On the plus side she has been more active than she otherwise would have and so have I! And she is happier: she has never been an only dog and she really didn't like being one. But he needs much more exercise than she does and I am feeling guilty that all this walking is exacerbating her arthritis. I am now getting to a point where I think I'm going to have to walk them separately, or walk them together, circle back to the house, drop her off and then take him for a longer walk. This is messing up my mornings and making me cranky and Perdita sad but I see no way around it. However! There is love, here is a feel good moment: this morning towards the end of our walk I noticed Perdita was limping. Oh no, I said, and we stopped to look at her paw. Harvey immediately came over, licked her paw and then licked her nose. I melted. Everyone got treats and we took the short way home.

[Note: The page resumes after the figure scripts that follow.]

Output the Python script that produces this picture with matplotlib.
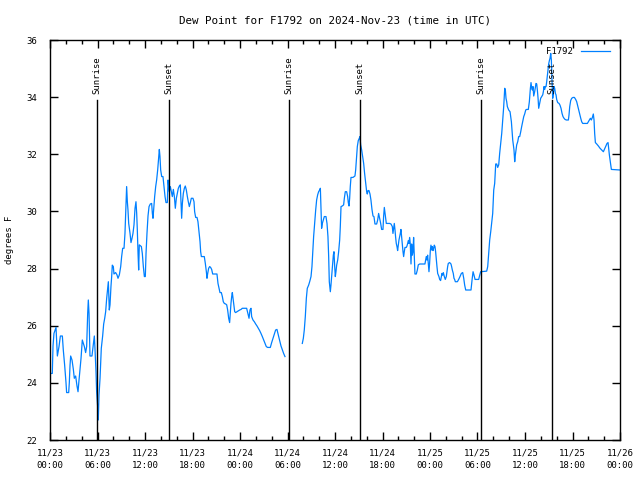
import numpy as np
import matplotlib
matplotlib.use('Agg')
import matplotlib.pyplot as plt
import matplotlib.transforms as mtransforms
from matplotlib.ticker import MultipleLocator

# hours since 2024-11-23 00:00 UTC and dew point (F); None marks a data gap
hours = [
    0.0, 0.29, 0.38, 0.50, 0.76, 0.93, 1.14, 1.31, 1.56, 1.68, 1.85, 2.02, 2.10, 2.36, 2.44,
    2.53, 2.61, 2.78, 2.95, 3.07, 3.24, 3.41, 3.54, 3.66, 3.79, 3.92, 4.08, 4.21, 4.34, 4.50,
    4.63, 4.76, 4.84, 4.93, 5.05, 5.30, 5.47, 5.60, 5.68, 5.81, 5.89, 6.02, 6.10, 6.19, 6.32,
    6.48, 6.65, 6.78, 6.91, 7.03, 7.16, 7.28, 7.37, 7.49, 7.58, 7.70, 7.79, 7.87, 8.00, 8.08,
    8.29, 8.46, 8.59, 8.76, 8.93, 9.05, 9.18, 9.35, 9.47, 9.60, 9.68, 9.77, 9.85, 9.94, 10.11,
    10.23, 10.36, 10.48, 10.61, 10.74, 10.86, 10.95, 11.03, 11.12, 11.20, 11.28, 11.54, 11.66, 11.79, 11.92,
    12.04, 12.13, 12.25, 12.38, 12.51, 12.67, 12.84, 12.93, 13.01, 13.09, 13.22, 13.35, 13.47, 13.60, 13.73,
    13.81, 13.89, 13.98, 14.11, 14.27, 14.40, 14.53, 14.65, 14.82, 14.91, 14.99, 15.07, 15.20, 15.33, 15.45,
    15.58, 15.71, 15.83, 15.96, 16.08, 16.21, 16.34, 16.46, 16.55, 16.63, 16.72, 16.84, 16.97, 17.09, 17.22,
    17.35, 17.47, 17.60, 17.73, 17.85, 18.06, 18.19, 18.27, 18.40, 18.57, 18.69, 18.82, 18.95, 19.03, 19.12,
    19.49, 19.62, 19.75, 19.83, 19.92, 20.04, 20.17, 20.29, 20.42, 20.55, 21.09, 21.22, 21.35, 21.47, 21.64,
    21.77, 21.89, 22.02, 22.19, 22.32, 22.44, 22.57, 22.69, 22.78, 22.86, 22.95, 23.03, 23.12, 23.20, 23.33,
    23.45, 23.62, 23.79, 23.96, 24.13, 24.29, 24.55, 24.84,
    25.14, 25.26, 25.39, 25.47, 25.64, 25.81, 25.98, 26.15, 26.31, 26.48, 26.65, 26.82, 26.99, 27.16, 27.32,
    27.49, 27.83, 28.00, 28.17, 28.34, 28.50, 28.67, 28.84, 29.01, 29.18, 29.35, 29.51, 29.68, 30.8,
    31.87, 32.00, 32.12, 32.25, 32.38, 32.50, 32.67, 32.80, 32.97, 33.09, 33.18, 33.30, 33.43, 33.56, 33.68,
    33.81, 33.93, 34.06, 34.15, 34.23, 34.31, 34.40, 34.52, 34.65, 34.86, 34.99, 35.11, 35.20, 35.28, 35.41,
    35.49, 35.62, 35.70, 35.79, 35.87, 35.96, 36.04, 36.12, 36.21, 36.34, 36.46, 36.59, 36.67, 36.76, 36.92,
    37.09, 37.18, 37.30, 37.47, 37.60, 37.68,
    37.77, 37.85, 37.93, 38.02, 38.27, 38.52, 38.61, 38.73, 38.82, 38.94, 39.07, 39.15, 39.24, 39.37, 39.49,
    39.62, 39.74, 39.87, 40.00, 40.08, 40.17, 40.29, 40.42, 40.54, 40.67, 40.80, 40.92, 41.05, 41.26, 41.39,
    41.51, 41.64, 41.77, 41.89, 42.06, 42.14, 42.23, 42.31, 42.40, 42.48, 42.90, 43.07, 43.24, 43.32, 43.41,
    43.49, 43.58, 43.66, 43.74, 43.83, 43.91, 44.00, 44.08, 44.17, 44.25, 44.33, 44.42, 44.50, 44.59, 44.67,
    44.75, 44.84, 45.01, 45.09, 45.18, 45.26, 45.34, 45.43, 45.51, 45.60, 45.68, 45.77, 45.85, 45.93, 46.02,
    46.10, 46.27, 46.40, 46.52, 46.69, 47.36, 47.45, 47.53, 47.62, 47.70, 47.79, 47.87, 47.95, 48.04, 48.12,
    48.21, 48.29, 48.38, 48.46, 48.54, 48.63, 48.71, 48.80, 48.88, 48.97, 49.05, 49.13, 49.22, 49.34, 49.43,
    49.51, 49.60, 49.68, 49.81, 49.93, 50.06, 50.14, 50.23, 50.31, 50.48, 50.65, 50.73, 50.82, 50.94, 51.03,
    51.11,
    51.20, 51.46, 51.62, 51.79, 51.96, 52.13, 52.26, 52.38, 52.51, 53.18, 53.31, 53.44, 53.56, 53.69, 54.15,
    54.28, 54.40, 55.16, 55.29, 55.41, 55.54, 55.67, 55.79, 55.92, 56.05, 56.17, 56.30, 56.43, 56.55, 56.68,
    56.80, 56.93, 57.06, 57.18, 57.31, 57.44, 57.52, 57.60, 57.69, 57.77, 57.94, 58.11, 58.19, 58.28, 58.36,
    58.45, 58.61, 58.70, 58.78, 58.87, 58.95, 59.08, 59.20, 59.33, 59.46, 59.58, 59.71, 59.84, 59.96, 60.09,
    60.21, 60.42, 60.55, 60.68, 60.76, 60.85, 60.93, 61.01, 61.10, 61.22, 61.31, 61.39, 61.48, 61.56, 61.65,
    61.73, 61.81, 61.90, 61.98, 62.11, 62.24, 62.32, 62.40, 62.49, 62.57, 62.66, 62.74, 62.83, 62.91, 62.99,
    63.08,
    63.16, 63.25, 63.33, 63.41, 63.50, 63.58, 63.67, 63.75, 63.84, 63.92, 64.00, 64.13, 64.30, 64.42, 64.55,
    64.68, 64.80, 64.93, 65.06, 65.22, 65.48, 65.56, 65.65, 65.77, 65.90, 66.07, 66.24, 66.40, 66.53, 66.66,
    66.78, 66.91, 67.04, 67.16, 67.29, 67.88, 68.00, 68.13, 68.26, 68.38, 68.51, 68.63, 68.72, 68.80, 68.89,
    69.06, 69.27, 69.48, 69.69, 69.90, 70.03, 70.19, 70.36, 70.49, 70.57, 70.66, 70.78, 70.91, 72.00,
]

dewpt = [
    24.33, 24.33, 25.29, 25.73, 25.94, 24.94, 25.27, 25.64, 25.64, 25.15, 24.62, 24.01, 23.66, 23.66, 24.01,
    24.62, 24.94, 24.80, 24.47, 24.16, 24.24, 23.89, 23.69, 24.08, 24.45, 24.86, 25.50, 25.38, 25.27, 25.06,
    25.27, 26.43, 26.90, 26.43, 24.94, 24.94, 25.33, 25.64, 25.21, 24.39, 23.69, 23.17, 22.70, 23.57, 24.16,
    25.21, 25.64, 26.06, 26.26, 26.49, 26.96, 27.31, 27.54, 26.55, 26.73, 27.37, 27.72, 28.12, 28.07, 27.81,
    27.86, 27.78, 27.66, 27.78, 28.07, 28.42, 28.71, 28.71, 29.23, 30.28, 30.87, 30.34, 30.05, 29.58, 29.23,
    28.91, 29.06, 29.23, 29.53, 30.11, 30.34, 29.93, 29.35, 28.53, 27.95, 28.83, 28.77, 28.53, 28.07, 27.72,
    27.72, 28.53, 29.23, 29.84, 30.17, 30.26, 30.28, 29.93, 29.76, 30.05, 30.52, 30.87, 31.10, 31.45, 31.92,
    32.17, 31.92, 31.45, 31.22, 31.22, 30.87, 30.52, 30.31, 30.31, 31.10, 30.87, 30.69, 30.87, 30.69, 30.52,
    30.77, 30.52, 30.11, 30.46, 30.63, 30.81, 30.89, 30.93, 30.28, 29.76, 30.28, 30.63, 30.81, 30.89, 30.75,
    30.52, 30.34, 30.17, 30.31, 30.46, 30.46, 30.34, 29.99, 29.79, 29.79, 29.64, 29.29, 28.94, 28.59, 28.42,
    28.42, 28.18, 27.89, 27.66, 27.83, 28.01, 28.07, 28.04, 27.97, 27.81, 27.81, 27.48, 27.31, 27.16, 27.16,
    27.02, 26.84, 26.78, 26.76, 26.73, 26.55, 26.26, 26.11, 26.49, 26.78, 27.02, 27.16, 26.96, 26.78, 26.49,
    26.46, 26.49, 26.52, 26.55, 26.57, 26.61, 26.61, 26.61,
    26.26, 26.55, 26.61, 26.32, 26.20, 26.14, 26.06, 25.99, 25.91, 25.83, 25.73, 25.62, 25.50, 25.38, 25.27,
    25.24, 25.24, 25.41, 25.56, 25.71, 25.85, 25.87, 25.67, 25.48, 25.29, 25.15, 25.03, 24.92, None,
    25.38, 25.56, 25.85, 26.32, 26.96, 27.31, 27.42, 27.54, 27.72, 28.07, 28.53, 29.12, 29.58, 30.05, 30.40,
    30.58, 30.69, 30.75, 30.81, 30.05, 29.41, 29.58, 29.70, 29.82, 29.82, 29.58, 29.12, 28.42, 27.54, 27.19,
    27.42, 27.89, 28.18, 28.47, 28.59, 28.07, 27.72, 27.89, 28.12, 28.30, 28.59, 29.00, 29.47, 30.17, 30.19,
    30.23, 30.46, 30.69, 30.69, 30.52, 30.31,
    30.19, 30.46, 30.87, 31.19, 31.19, 31.24, 31.45, 31.92, 32.27, 32.48, 32.56, 32.62, 32.33, 32.15, 31.92,
    31.68, 31.33, 31.01, 30.69, 30.61, 30.73, 30.73, 30.61, 30.40, 30.07, 29.84, 29.82, 29.56, 29.56, 29.70,
    29.93, 29.76, 29.58, 29.37, 29.37, 29.82, 30.14, 29.96, 29.76, 29.58, 29.58, 29.56, 29.47, 29.23, 29.41,
    29.58, 29.35, 29.09, 28.88, 28.77, 28.63, 28.82, 29.00, 29.12, 29.23, 29.37, 29.12, 28.86, 28.59, 28.42,
    28.59, 28.74, 28.74, 28.79, 28.88, 28.98, 28.88, 29.09, 28.86, 28.16, 28.86, 28.47, 28.59, 29.09, 28.42,
    27.81, 27.81, 27.95, 28.13, 28.16, 28.16, 28.30, 28.42, 28.30, 28.47, 28.18, 27.89, 28.18, 28.63, 28.82,
    28.65, 28.77, 28.63, 28.71, 28.82, 28.77, 28.59, 28.30, 28.07, 27.83, 27.77, 27.72, 27.62, 27.58, 27.72,
    27.83, 27.77, 27.86, 27.72, 27.62, 27.72, 27.89, 28.07, 28.18, 28.21, 28.16, 28.07, 27.95, 27.83, 27.66,
    27.62,
    27.54, 27.54, 27.62, 27.72, 27.83, 27.86, 27.66, 27.42, 27.25, 27.25, 27.60, 27.89, 27.77, 27.62, 27.62,
    27.77, 27.89, 27.91, 28.07, 28.53, 29.00, 29.29, 29.61, 29.93, 30.75, 30.98, 31.66, 31.66, 31.54, 31.63,
    32.03, 32.38, 32.73, 33.20, 33.67, 34.31, 34.25, 33.96, 33.84, 33.67, 33.55, 33.49, 33.32, 33.14, 32.85,
    32.50, 32.15, 31.74, 31.97, 32.15, 32.33, 32.44, 32.62, 32.62, 32.79, 32.97, 33.14, 33.32, 33.41, 33.55,
    33.57, 33.57, 33.84, 34.31, 34.51, 34.31, 34.25, 34.37, 34.04, 34.19, 34.34, 34.48, 34.46, 34.25, 33.96,
    33.61, 33.72, 33.84, 33.96, 34.02, 34.08, 34.19, 34.37, 34.27, 34.37, 34.37, 34.54, 34.77, 34.95, 35.16,
    35.28,
    35.36, 35.53, 35.30, 34.60, 33.96, 34.13, 34.37, 34.31, 34.13, 34.08, 33.92, 33.81, 33.78, 33.72, 33.61,
    33.43, 33.32, 33.26, 33.22, 33.20, 33.20, 33.38, 33.67, 33.88, 33.96, 33.99, 33.99, 33.92, 33.84, 33.69,
    33.55, 33.41, 33.26, 33.14, 33.08, 33.08, 33.14, 33.20, 33.26, 33.20, 33.29, 33.41, 33.20, 32.73, 32.41,
    32.36, 32.29, 32.21, 32.15, 32.09, 32.17, 32.27, 32.38, 32.41, 32.21, 31.97, 31.74, 31.47, 31.45,
]

sunrise_hours = [5.97, 30.23, 54.48]
sunset_hours = [15.07, 39.20, 63.45]

xtick_hours = list(range(0, 73, 6))
xtick_labels = ['11/23\n00:00', '11/23\n06:00', '11/23\n12:00', '11/23\n18:00',
                '11/24\n00:00', '11/24\n06:00', '11/24\n12:00', '11/24\n18:00',
                '11/25\n00:00', '11/25\n06:00', '11/25\n12:00', '11/25\n18:00',
                '11/26\n00:00']
ytick_values = list(range(22, 37, 2))

plt.rcParams['font.family'] = ['DejaVu Sans Mono']
plt.rcParams['font.size'] = 6.5

x = np.array(hours, dtype=float)
y = np.array([np.nan if v is None else v for v in dewpt], dtype=float)

fig = plt.figure(figsize=(6.4, 4.8), dpi=100)
ax = fig.add_axes([50 / 640, 40 / 480, 570 / 640, 400 / 480])

ax.plot(x, y, color='#0080ff', lw=0.9, label='F1792')

trans = mtransforms.blended_transform_factory(ax.transData, ax.transAxes)
for h in sunrise_hours:
    ax.axvline(h, ymin=0, ymax=0.85, color='black', lw=1)
    ax.text(h, 0.866, 'Sunrise', transform=trans, rotation=90, ha='center', va='bottom')
for h in sunset_hours:
    ax.axvline(h, ymin=0, ymax=0.85, color='black', lw=1)
    ax.text(h, 0.866, 'Sunset', transform=trans, rotation=90, ha='center', va='bottom')

ax.set_xlim(0, 72)
ax.set_ylim(22, 36)
ax.set_xticks(xtick_hours)
ax.set_xticklabels(xtick_labels, linespacing=1.5)
ax.xaxis.set_minor_locator(MultipleLocator(2))
ax.set_yticks(ytick_values)
ax.tick_params(which='both', direction='in', top=True, right=True, width=1)
ax.tick_params(which='major', length=6)
ax.tick_params(which='minor', length=3)
ax.tick_params(axis='x', pad=6)
ax.tick_params(axis='y', pad=9)
for s in ax.spines.values():
    s.set_linewidth(1)

ax.set_title('Dew Point for F1792 on 2024-Nov-23 (time in UTC)', pad=12)
ax.set_ylabel('degrees F')
ax.yaxis.set_label_coords(-0.064, 0.5)

ax.legend(loc='upper right', bbox_to_anchor=(0.993, 0.998), frameon=False,
          markerfirst=False, handlelength=3.2, borderaxespad=0.3, handletextpad=0.9)

fig.savefig('out.png', dpi=100)
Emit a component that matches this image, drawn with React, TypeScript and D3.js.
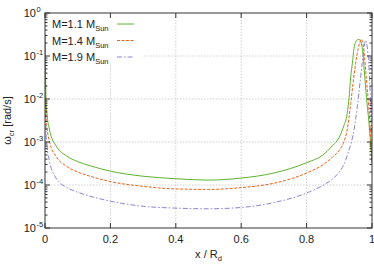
import * as d3 from "d3";

// M = 1.1 M_sun
const greenX = [0, 0.004, 0.014, 0.035, 0.065, 0.1, 0.138, 0.2, 0.3, 0.4, 0.5, 0.6, 0.7, 0.8, 0.85, 0.875, 0.902, 0.914, 0.924, 0.93, 0.935, 0.94, 0.945, 0.953, 0.96, 0.967, 0.973, 0.977, 0.983, 0.99, 1.0];
const greenY = [0.32, 6.6e-3, 1.9e-3, 7.9e-4, 4.8e-4, 3.5e-4, 2.8e-4, 2.1e-4, 1.6e-4, 1.4e-4, 1.3e-4, 1.45e-4, 1.9e-4, 3.3e-4, 5.0e-4, 7.6e-4, 1.4e-3, 2.4e-3, 4.5e-3, 1.1e-2, 3.3e-2, 6.8e-2, 0.15, 0.23, 0.245, 0.2, 9.8e-2, 4.0e-2, 1.1e-2, 3.2e-3, 3.2e-4];

// M = 1.4 M_sun
const orangeX = [0, 0.004, 0.014, 0.035, 0.065, 0.1, 0.138, 0.2, 0.3, 0.4, 0.5, 0.6, 0.7, 0.8, 0.85, 0.88, 0.902, 0.914, 0.924, 0.935, 0.942, 0.95, 0.957, 0.963, 0.967, 0.973, 0.977, 0.983, 0.99, 0.995, 1.0];
const orangeY = [0.08, 3.2e-3, 1.0e-3, 4.5e-4, 2.75e-4, 2.0e-4, 1.6e-4, 1.2e-4, 9.3e-5, 8.1e-5, 7.9e-5, 8.7e-5, 1.1e-4, 1.9e-4, 2.95e-4, 4.5e-4, 6.8e-4, 1.0e-3, 1.9e-3, 7.9e-3, 2.3e-2, 6.8e-2, 0.14, 0.21, 0.245, 0.18, 9.8e-2, 2.8e-2, 6.6e-3, 1.9e-3, 3.2e-4];

// M = 1.9 M_sun
const purpleX = [0, 0.004, 0.014, 0.035, 0.065, 0.1, 0.138, 0.2, 0.3, 0.4, 0.5, 0.6, 0.7, 0.8, 0.85, 0.88, 0.902, 0.914, 0.929, 0.945, 0.955, 0.963, 0.97, 0.975, 0.98, 0.985, 0.99, 0.995, 1.0];
const purpleY = [0.025, 1.26e-3, 3.5e-4, 1.4e-4, 8.9e-5, 6.8e-5, 5.5e-5, 4.2e-5, 3.2e-5, 2.9e-5, 2.8e-5, 3.0e-5, 3.9e-5, 6.5e-5, 9.8e-5, 1.4e-4, 2.1e-4, 3.0e-4, 6.3e-4, 1.9e-3, 6.6e-3, 2.3e-2, 6.8e-2, 0.14, 0.23, 0.17, 6.8e-2, 1.1e-2, 1.0e-3];

const legendLabels = ["M=1.1", "M=1.4", "M=1.9"];
const xTicks = [0, 0.2, 0.4, 0.6, 0.8, 1];
const xTickLabels = ["0", "0.2", "0.4", "0.6", "0.8", "1"];
const yExponents = [0, -1, -2, -3, -4, -5];

const W = 374;
const H = 264;
const margin = { left: 45, right: 2, top: 13, bottom: 36 };
const FONT = "'Liberation Sans', Arial, sans-serif";

const series = [
  { xs: greenX, ys: greenY, color: "#5fb22f", dash: "none" },
  { xs: orangeX, ys: orangeY, color: "#e5641b", dash: "3,1.5" },
  { xs: purpleX, ys: purpleY, color: "#8b84d2", dash: "5,2,1.5,2" },
];

export default function App() {
  const x = d3.scaleLinear().domain([0, 1]).range([margin.left, W - margin.right]);
  const y = d3.scaleLog().domain([1e-5, 1]).range([H - margin.bottom, margin.top]);
  const x0 = x.range()[0], x1 = x.range()[1];
  const y0 = y.range()[0], y1 = y.range()[1];

  const line = d3
    .line<[number, number]>()
    .x((d) => x(d[0]))
    .y((d) => y(d[1]))
    .curve(d3.curveMonotoneX);

  // minor ticks 2..9 in every decade
  const minor: number[] = [];
  yExponents.slice(0, -1).forEach((e) => {
    for (let k = 2; k <= 9; k++) minor.push(k * Math.pow(10, e - 1));
  });

  return (
    <svg width={W} height={H} style={{ position: "fixed", left: 0, top: 0, background: "#fff" }} fontFamily={FONT}>
      <defs>
        <clipPath id="plot">
          <rect x={x0} y={y1} width={x1 - x0} height={y0 - y1} />
        </clipPath>
      </defs>

      {/* grid */}
      {xTicks.slice(1, -1).map((t) => (
        <line key={"gx" + t} x1={x(t)} x2={x(t)} y1={y0} y2={y1} stroke="#c4c4c4" strokeWidth={0.8} strokeDasharray="1.5,1.5" />
      ))}
      {yExponents.slice(1, -1).map((e) => (
        <line key={"gy" + e} x1={x0} x2={x1} y1={y(Math.pow(10, e))} y2={y(Math.pow(10, e))} stroke="#c4c4c4" strokeWidth={0.8} strokeDasharray="1.5,1.5" />
      ))}

      {/* legend background */}
      <rect x={47} y={14} width={95} height={50} fill="#fff" />

      {/* curves */}
      <g clipPath="url(#plot)">
        {series.map((s, i) => (
          <path
            key={i}
            d={line(s.xs.map((v, j) => [v, s.ys[j]] as [number, number])) || ""}
            fill="none"
            stroke={s.color}
            strokeWidth={1}
            strokeDasharray={s.dash}
          />
        ))}
      </g>

      {/* frame */}
      <rect x={x0} y={y1} width={x1 - x0} height={y0 - y1} fill="none" stroke="#333" strokeWidth={1} />

      {/* y ticks */}
      {yExponents.map((e) => {
        const yy = y(Math.pow(10, e));
        return (
          <g key={"yt" + e}>
            <line x1={x0} x2={x0 + 5} y1={yy} y2={yy} stroke="#333" />
            <line x1={x1} x2={x1 - 5} y1={yy} y2={yy} stroke="#333" />
            <text x={36} y={yy + 4} fontSize={11} textAnchor="end" fill="#222">10</text>
            <text x={36.5} y={yy - 1.5} fontSize={7.5} fill="#222">{String(e)}</text>
          </g>
        );
      })}
      {minor.map((v) => (
        <g key={"ym" + v}>
          <line x1={x0} x2={x0 + 2.5} y1={y(v)} y2={y(v)} stroke="#333" />
          <line x1={x1} x2={x1 - 2.5} y1={y(v)} y2={y(v)} stroke="#333" />
        </g>
      ))}

      {/* x ticks */}
      {xTicks.map((t, i) => (
        <g key={"xt" + t}>
          <line x1={x(t)} x2={x(t)} y1={y0} y2={y0 - 5} stroke="#333" />
          <line x1={x(t)} x2={x(t)} y1={y1} y2={y1 + 5} stroke="#333" />
          <text x={x(t)} y={y0 + 15} fontSize={11} textAnchor="middle" fill="#222">{xTickLabels[i]}</text>
        </g>
      ))}

      {/* axis labels */}
      <text x={(x0 + x1) / 2} y={H - 6} fontSize={11} textAnchor="middle" fill="#222">
        x / R<tspan fontSize={7.5} dy={3}>d</tspan>
      </text>
      <text transform={`translate(11,${(y0 + y1) / 2}) rotate(-90)`} fontSize={11} textAnchor="middle" fill="#222">
        ω<tspan fontSize={7.5} dy={3}>cr</tspan><tspan dy={-3}> [rad/s]</tspan>
      </text>

      {/* legend */}
      {series.map((s, i) => {
        const ly = 24 + i * 16.5;
        return (
          <g key={"lg" + i}>
            <text x={52} y={ly + 4} fontSize={11} fill="#222">
              {legendLabels[i]} M<tspan fontSize={7.5} dy={3}>Sun</tspan>
            </text>
            <line x1={117} x2={134} y1={ly} y2={ly} stroke={s.color} strokeWidth={1} strokeDasharray={s.dash} />
          </g>
        );
      })}
    </svg>
  );
}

TL/DR - based on my experience I would say look for a dog who is between 5 and 8 years old and yes, what everyone else is saying, opposite sex and about the same size. Good luck!
posted by mygothlaundry at 1:30 PM on December 3, 2019


Response by poster: Pupdate: we met a 5-month old black lab mix that we really loved. Everything was going swimmingly until the pup and Luce met at our house. They were okay for a while...but then Luce went behind the couch and remained there, skulking and softly whining, until pup and the foster mom left. She spent the rest of the evening pouting. This is what we were worried about! We (humans) were concerned about this and after a long talk, we decided not to pursue a pup at this time. We're going to revisit the option of getting a middle-aged dog this spring/summer...but there's a good chance that Luce will continue to be an Only Dog.
posted by Gray Duck at 8:20 AM on December 12, 2019


Something else to consider - why exactly do you want to get a second dog? I've found that the human idea that dogs want and need dog companions in their family doesn't always fit reality, especially with older dogs who have become used to being the only pet. And not only then! I had two dogs with an age difference of about four years between them. They got along really well. But when my older dog eventually died, the younger one kind of blossomed. He'd always been quite jealous of any attention I gave the older dog, and once she was out of the picture there was no doubt he LOVED being the only pet. It wasn't just in my head either, other people commented on the difference in his personality. He'd not been miserable before, but his style had definitely been cramped. That made me decide not to get another dog while he was still alive. Especially as he got older. Older dogs get set in their ways, and even small changes upset them. I would think carefully about why you want to get a new dog. If it's for your older dog's sake, then maybe it's not really what she'd like? If it's to make the transition from older dog dying easier for you, that's another thing, and you'd have to weigh up her needs vs yours.
Of course, this doesn't mean that your dog will inevitably hate having a young companion, and even her hiding behind the couch might just be her reaction to Weird Stuff Happening OMG and she'd get over herself. You know your dog best - trust your intuition.